10 For to us God revealed them through the Spirit; for the Spirit searches all things, even the depths of God. 11 For who among men knows the thoughts of a man except the spirit of the man which is in him? Even so the thoughts of God no one knows except the Spirit of God.(1 Cor. 2:10-11)

As a result, the mysteries are revealed only to the spiritual man, not necessarily in terms of human language but in the language of the spirit:

13 which things we also speak, not in words taught by human wisdom, but in those taught by the Spirit, combining spiritual thoughts with spiritual words14 But a natural man does not accept the things of the Spirit of God, for they are foolishness to him; and he cannot understand them, because they are spiritually appraised. 15 But he who is spiritual appraises all things, yet he himself is appraised by no one. 16 For who has known the mind of the Lord, that he will instruct Him? But we have the mind of Christ.  (1 Cor. 2:13-16)

God’s desire to reveal his mysteries and secrets only to those on the way to salvation requires that a man may not be justified in God’s sight through the works of the law but through faith, a faith that brings identification with the crucified and resurrected Christ himself.
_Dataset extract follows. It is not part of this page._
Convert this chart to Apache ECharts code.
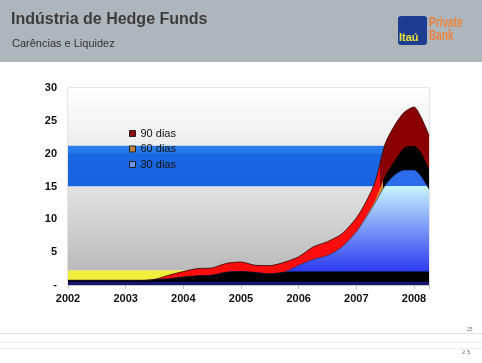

Paul lives his life as though he were dead to this world, but alive as a new creature whose citizenship is in Heaven:

I have been crucified with Christ; and it is no longer I who live, but Christ lives in me; and the life which I now live in the flesh I live by faith in the Son of God, who loved me and gave Himself up for me. (Gal. 2:20).

Thus, by faith, looking to things unseen rather than to things seen, Paul lives in the flesh but dwells in the realm of the spirit.